** begin **

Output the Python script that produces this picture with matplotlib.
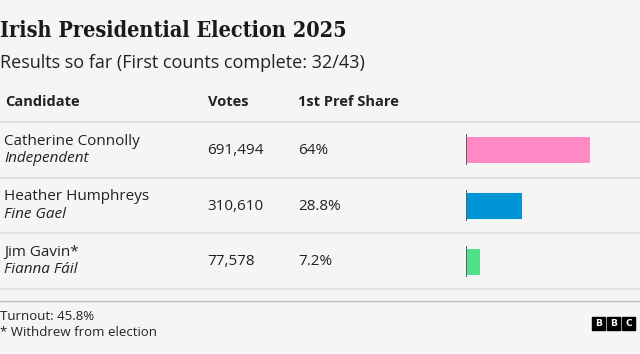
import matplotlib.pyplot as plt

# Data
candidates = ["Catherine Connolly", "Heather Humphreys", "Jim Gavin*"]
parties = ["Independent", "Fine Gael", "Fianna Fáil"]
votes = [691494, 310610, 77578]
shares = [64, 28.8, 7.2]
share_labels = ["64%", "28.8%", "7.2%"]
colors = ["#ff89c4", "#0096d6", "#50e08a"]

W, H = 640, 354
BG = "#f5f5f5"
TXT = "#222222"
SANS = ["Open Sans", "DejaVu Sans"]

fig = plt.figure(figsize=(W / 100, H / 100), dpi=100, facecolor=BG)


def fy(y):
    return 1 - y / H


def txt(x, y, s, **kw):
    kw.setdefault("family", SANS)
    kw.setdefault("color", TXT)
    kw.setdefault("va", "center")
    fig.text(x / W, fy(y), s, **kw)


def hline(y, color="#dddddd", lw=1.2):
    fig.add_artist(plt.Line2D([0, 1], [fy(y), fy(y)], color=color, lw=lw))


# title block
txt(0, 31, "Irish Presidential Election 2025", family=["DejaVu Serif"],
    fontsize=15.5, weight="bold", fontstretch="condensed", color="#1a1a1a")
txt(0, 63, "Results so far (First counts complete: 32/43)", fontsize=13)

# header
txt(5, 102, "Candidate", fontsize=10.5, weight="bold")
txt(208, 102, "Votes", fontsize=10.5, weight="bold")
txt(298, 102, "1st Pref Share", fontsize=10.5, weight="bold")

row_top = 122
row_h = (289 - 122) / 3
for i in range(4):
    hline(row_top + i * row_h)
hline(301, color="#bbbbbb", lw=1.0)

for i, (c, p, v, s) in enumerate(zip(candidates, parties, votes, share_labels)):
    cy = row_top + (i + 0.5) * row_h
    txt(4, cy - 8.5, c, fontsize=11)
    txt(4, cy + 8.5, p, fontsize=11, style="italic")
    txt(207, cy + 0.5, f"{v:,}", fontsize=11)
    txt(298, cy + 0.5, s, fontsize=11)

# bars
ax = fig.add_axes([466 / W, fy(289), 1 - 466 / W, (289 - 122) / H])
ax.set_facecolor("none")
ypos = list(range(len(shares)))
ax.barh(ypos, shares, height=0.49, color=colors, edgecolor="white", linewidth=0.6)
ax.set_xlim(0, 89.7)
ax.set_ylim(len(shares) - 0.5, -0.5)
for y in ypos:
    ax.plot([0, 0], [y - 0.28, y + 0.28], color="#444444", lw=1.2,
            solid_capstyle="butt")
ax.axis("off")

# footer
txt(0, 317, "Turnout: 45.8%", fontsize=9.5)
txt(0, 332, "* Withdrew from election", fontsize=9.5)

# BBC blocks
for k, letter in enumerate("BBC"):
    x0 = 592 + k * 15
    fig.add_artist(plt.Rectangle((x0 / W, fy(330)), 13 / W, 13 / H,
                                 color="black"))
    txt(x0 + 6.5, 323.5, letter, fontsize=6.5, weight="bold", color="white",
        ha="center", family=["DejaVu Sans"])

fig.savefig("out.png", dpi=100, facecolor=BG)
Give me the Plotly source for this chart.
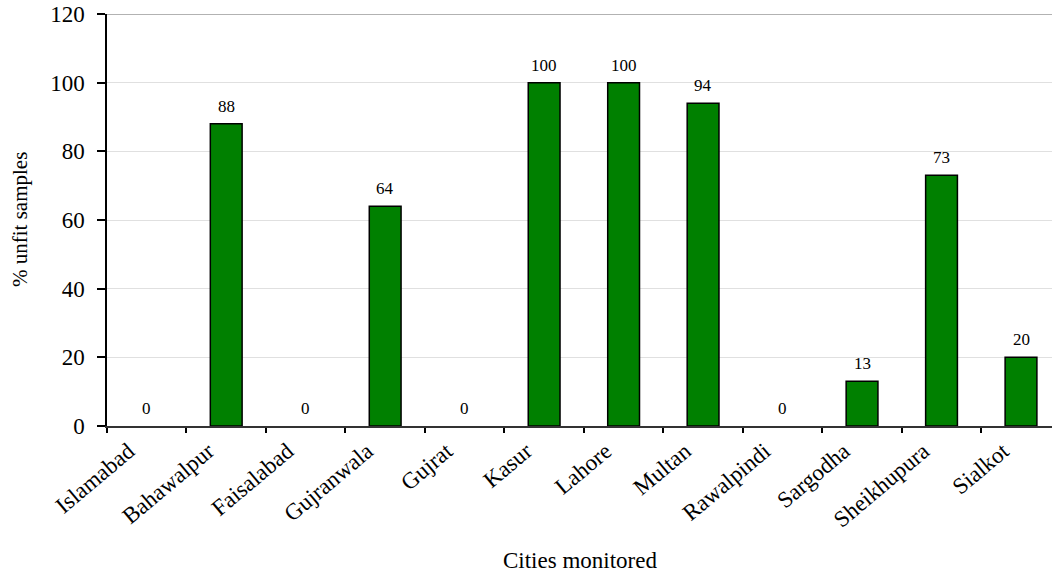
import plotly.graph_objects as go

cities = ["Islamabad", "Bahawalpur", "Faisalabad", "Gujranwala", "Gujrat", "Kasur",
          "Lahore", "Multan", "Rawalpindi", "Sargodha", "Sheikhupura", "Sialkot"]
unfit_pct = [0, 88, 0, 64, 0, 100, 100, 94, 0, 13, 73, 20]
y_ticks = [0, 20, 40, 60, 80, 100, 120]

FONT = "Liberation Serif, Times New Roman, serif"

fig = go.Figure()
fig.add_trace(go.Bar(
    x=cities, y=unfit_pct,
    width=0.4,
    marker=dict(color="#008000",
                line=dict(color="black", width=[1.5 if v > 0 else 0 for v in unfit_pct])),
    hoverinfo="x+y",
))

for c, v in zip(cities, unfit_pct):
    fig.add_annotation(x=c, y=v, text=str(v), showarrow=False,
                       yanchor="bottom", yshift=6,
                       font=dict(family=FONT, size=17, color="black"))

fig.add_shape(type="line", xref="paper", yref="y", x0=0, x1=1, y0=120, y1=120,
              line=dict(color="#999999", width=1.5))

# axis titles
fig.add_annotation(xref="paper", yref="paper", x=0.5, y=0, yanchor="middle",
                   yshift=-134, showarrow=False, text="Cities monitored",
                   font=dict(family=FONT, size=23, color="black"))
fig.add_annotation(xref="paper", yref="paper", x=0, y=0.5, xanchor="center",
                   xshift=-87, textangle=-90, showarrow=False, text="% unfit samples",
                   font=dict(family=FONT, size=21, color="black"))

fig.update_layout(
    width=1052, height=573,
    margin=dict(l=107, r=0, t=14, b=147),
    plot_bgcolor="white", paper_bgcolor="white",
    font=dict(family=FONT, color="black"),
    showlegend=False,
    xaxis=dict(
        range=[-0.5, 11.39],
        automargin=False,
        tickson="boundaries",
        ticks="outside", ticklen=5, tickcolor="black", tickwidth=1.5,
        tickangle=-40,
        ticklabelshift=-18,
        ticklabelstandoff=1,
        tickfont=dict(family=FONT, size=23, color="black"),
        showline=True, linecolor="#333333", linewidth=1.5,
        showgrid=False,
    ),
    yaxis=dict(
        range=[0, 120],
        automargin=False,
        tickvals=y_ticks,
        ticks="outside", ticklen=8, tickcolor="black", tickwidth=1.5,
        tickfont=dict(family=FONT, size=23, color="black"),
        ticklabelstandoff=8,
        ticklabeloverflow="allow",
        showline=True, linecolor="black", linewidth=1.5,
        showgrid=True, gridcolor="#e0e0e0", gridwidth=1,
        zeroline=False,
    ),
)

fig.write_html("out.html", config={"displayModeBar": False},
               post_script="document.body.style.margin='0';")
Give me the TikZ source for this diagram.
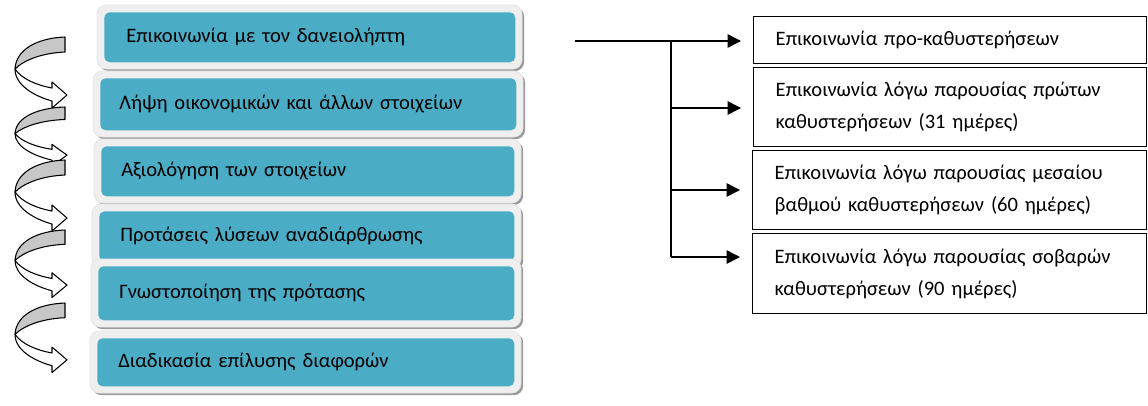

** end **

# WRITTEN REQUEST
Please take the lines from the beginning of the data above through the line holding "fig.text(x / W, fy(y), s, **kw)" and transcribe them exactly, without any pictures.

# SOLUTION BELOW
Output the Python script that produces this picture with matplotlib.
import matplotlib.pyplot as plt

# Data
candidates = ["Catherine Connolly", "Heather Humphreys", "Jim Gavin*"]
parties = ["Independent", "Fine Gael", "Fianna Fáil"]
votes = [691494, 310610, 77578]
shares = [64, 28.8, 7.2]
share_labels = ["64%", "28.8%", "7.2%"]
colors = ["#ff89c4", "#0096d6", "#50e08a"]

W, H = 640, 354
BG = "#f5f5f5"
TXT = "#222222"
SANS = ["Open Sans", "DejaVu Sans"]

fig = plt.figure(figsize=(W / 100, H / 100), dpi=100, facecolor=BG)


def fy(y):
    return 1 - y / H


def txt(x, y, s, **kw):
    kw.setdefault("family", SANS)
    kw.setdefault("color", TXT)
    kw.setdefault("va", "center")
    fig.text(x / W, fy(y), s, **kw)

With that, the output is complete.